• **Problem statement**:
Copy out every line that contains the word "with".

• **Collected material**:
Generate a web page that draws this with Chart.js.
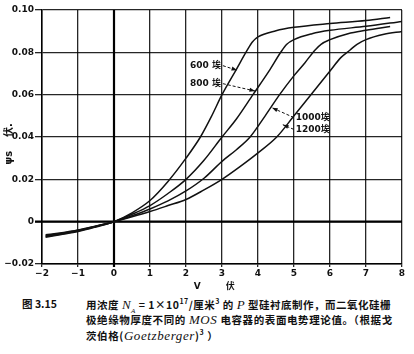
<!DOCTYPE html>
<html>
<head>
<meta charset="utf-8">
<script src="https://cdn.jsdelivr.net/npm/chart.js@4.4.1/dist/chart.umd.min.js"></script>
<style>
  body { margin: 0; background: #fff; width: 414px; height: 354px; overflow: hidden; position: relative; }
  #box { position: absolute; left: 0; top: 0; width: 414px; height: 292px; }
  .cap { position: absolute; white-space: nowrap; font-family: "Noto Sans CJK SC", sans-serif; font-weight: 700; font-size: 10.5px; color: #111; }
  .cap i { font-family: "Liberation Serif", serif; font-size: 13px; font-weight: 400; }
  .cap sup { font-size: 7px; }
  .cap sub { font-size: 7px; }
</style>
</head>
<body>
<div id="box"><canvas id="surfChart"></canvas></div>
<div class="cap" style="left:22px; top:296px;">图 3.15</div>
<div class="cap" style="left:86px; top:296px; letter-spacing:0.5px;">用浓度 <i>N<sub>A</sub></i> = 1×10<sup>17</sup>/厘米<sup>3</sup> 的 <i>P</i> 型硅衬底制作，而二氧化硅栅</div>
<div class="cap" style="left:86px; top:312px; letter-spacing:0.6px;">极绝缘物厚度不同的 <i>MOS</i> 电容器的表面电势理论值。（根据戈</div>
<div class="cap" style="left:86px; top:327px; letter-spacing:0.6px;">茨伯格(<i>Goetzberger</i>)<sup>3</sup> ）</div>
<script>
// oxide thickness 600 A
var x600 = [-1.9, -1.5, -1, -0.5, 0, 0.5, 1, 1.5, 2, 2.4, 2.7, 3, 3.4, 3.7, 3.85, 4, 4.5, 5, 6, 7, 7.67];
var y600 = [-0.0074, -0.0062, -0.0047, -0.0025, 0, 0.0042, 0.01, 0.019, 0.03, 0.04, 0.0495, 0.06, 0.072, 0.081, 0.085, 0.0873, 0.0902, 0.0918, 0.0936, 0.095, 0.0965];
// 800 A
var x800 = [-1.9, -1.5, -1, -0.5, 0, 0.5, 1, 1.5, 2, 2.5, 3, 3.4, 3.86, 4.3, 4.65, 4.8, 5, 5.5, 6, 7, 8];
var y800 = [-0.007, -0.0059, -0.0044, -0.0023, 0, 0.0035, 0.0076, 0.0133, 0.02, 0.029, 0.04, 0.0485, 0.06, 0.071, 0.0805, 0.0838, 0.086, 0.0888, 0.0904, 0.0923, 0.0946];
// 1000 A
var x1000 = [-1.9, -1.5, -1, -0.5, 0, 0.5, 1, 1.5, 2, 2.5, 3, 3.4, 3.78, 4.2, 4.6, 5, 5.3, 5.58, 5.75, 6, 6.5, 7, 7.67];
var y1000 = [-0.0066, -0.0056, -0.0041, -0.0021, 0, 0.0028, 0.006, 0.0098, 0.0145, 0.0205, 0.0285, 0.034, 0.04, 0.05, 0.06, 0.069, 0.075, 0.081, 0.0838, 0.086, 0.0888, 0.0904, 0.0922];
// 1200 A
var x1200 = [-1.9, -1.5, -1, -0.5, 0, 0.5, 1, 1.5, 2, 2.5, 3, 3.5, 4, 4.52, 5, 5.47, 6, 6.3, 6.55, 6.75, 7, 7.5, 8];
var y1200 = [-0.0062, -0.0053, -0.0039, -0.002, 0, 0.0023, 0.0048, 0.0076, 0.0105, 0.015, 0.02, 0.026, 0.0325, 0.04, 0.05, 0.06, 0.0712, 0.0775, 0.081, 0.0838, 0.086, 0.0885, 0.0899];

function pts(xs, ys) {
  return xs.map(function(x, i) { return { x: x, y: ys[i] }; });
}

function curve(xs, ys) {
  return {
    data: pts(xs, ys),
    borderColor: '#111',
    borderWidth: 1.5,
    pointRadius: 0,
    fill: false,
    cubicInterpolationMode: 'monotone'
  };
}

// thickness labels with dashed arrows (data coords)
var notes = [
  { text: '600 埃', x: 2.11, y: 0.0737, tx: 3.42, ty: 0.0715, side: 'left' },
  { text: '800 埃', x: 2.11, y: 0.0652, tx: 3.92, ty: 0.0617, side: 'left' },
  { text: '1000埃', x: 5.05, y: 0.0492, tx: 4.39, ty: 0.0538, side: 'right' },
  { text: '1200埃', x: 5.05, y: 0.0436, tx: 4.69, ty: 0.0458, side: 'right' }
];

var notePlugin = {
  id: 'notes',
  afterDatasetsDraw: function(chart) {
    var c = chart.ctx, xs = chart.scales.x, ys = chart.scales.y;
    c.save();
    c.font = 'bold 9px "DejaVu Sans", "Noto Sans CJK SC"';
    c.textBaseline = 'middle';
    c.fillStyle = '#111';
    c.strokeStyle = '#111';
    notes.forEach(function(n) {
      var px = xs.getPixelForValue(n.x), py = ys.getPixelForValue(n.y);
      var hx = xs.getPixelForValue(n.tx), hy = ys.getPixelForValue(n.ty);
      c.textAlign = 'left';
      c.fillText(n.text, px, py);
      var sx = n.side === 'left' ? px + c.measureText(n.text).width + 2 : px - 2;
      c.setLineDash([3, 2]);
      c.lineWidth = 1;
      c.beginPath();
      c.moveTo(sx, py);
      c.lineTo(hx, hy);
      c.stroke();
      c.setLineDash([]);
      var a = Math.atan2(hy - py, hx - sx);
      c.beginPath();
      c.moveTo(hx, hy);
      c.lineTo(hx - 6 * Math.cos(a - 0.35), hy - 6 * Math.sin(a - 0.35));
      c.lineTo(hx - 6 * Math.cos(a + 0.35), hy - 6 * Math.sin(a + 0.35));
      c.closePath();
      c.fill();
    });
    c.restore();
  }
};

// heavier zero lines
var zeroPlugin = {
  id: 'zeroLines',
  beforeDatasetsDraw: function(chart) {
    var c = chart.ctx, a = chart.chartArea;
    var x0 = chart.scales.x.getPixelForValue(0);
    var y0 = chart.scales.y.getPixelForValue(0);
    c.save();
    c.strokeStyle = '#000';
    c.lineWidth = 2.2;
    c.beginPath();
    c.moveTo(a.left - 7, y0); c.lineTo(a.right, y0);
    c.moveTo(x0, a.top); c.lineTo(x0, a.bottom + 3);
    c.stroke();
    c.restore();
  }
};

new Chart(document.getElementById('surfChart'), {
  type: 'scatter',
  data: {
    datasets: [curve(x600, y600), curve(x800, y800), curve(x1000, y1000), curve(x1200, y1200)]
  },
  options: {
    responsive: true,
    maintainAspectRatio: false,
    animation: false,
    showLine: true,
    layout: { padding: { left: 0, top: 10, right: 12, bottom: 0 } },
    plugins: { legend: { display: false }, tooltip: { enabled: false } },
    scales: {
      x: {
        type: 'linear',
        min: -2,
        max: 8,
        afterFit: function(s) { s.height = 28; },
        grid: { color: 'rgba(0,0,0,0.85)', lineWidth: 1.3, tickLength: 3 },
        border: { color: '#000', width: 1.5 },
        ticks: {
          stepSize: 1,
          color: '#111',
          padding: 1,
          maxRotation: 0,
          font: { family: 'DejaVu Sans', size: 9, weight: 'bold' },
          callback: function(v) { return v < 0 ? '−' + Math.abs(v) : String(v); }
        },
        title: {
          display: true,
          text: 'V        伏     ',
          color: '#111',
          padding: { top: 0, bottom: 0 },
          font: { family: '"DejaVu Sans", "Noto Sans CJK SC"', size: 9, weight: 'bold' }
        }
      },
      y: {
        type: 'linear',
        min: -0.02,
        max: 0.10,
        afterFit: function(s) { s.width = 42; },
        grid: { color: 'rgba(0,0,0,0.85)', lineWidth: 1.3, tickLength: 7 },
        border: { color: '#000', width: 1.5 },
        ticks: {
          stepSize: 0.02,
          color: '#111',
          padding: 1,
          font: { family: 'DejaVu Sans', size: 9, weight: 'bold' },
          callback: function(v) {
            if (Math.abs(v) < 1e-9) return '0';
            return v < 0 ? '−' + Math.abs(v).toFixed(2) : v.toFixed(2);
          }
        },
        title: {
          display: true,
          text: 'ψs    伏.    ',
          color: '#111',
          padding: { top: 3, bottom: 0 },
          font: { family: '"DejaVu Sans", "Noto Sans CJK SC"', size: 10, weight: 'bold' }
        }
      }
    }
  },
  plugins: [zeroPlugin, notePlugin]
});
</script>
</body>
</html>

• **The solution**:
Generate a web page that draws this with Chart.js.
// thickness labels with dashed arrows (data coords)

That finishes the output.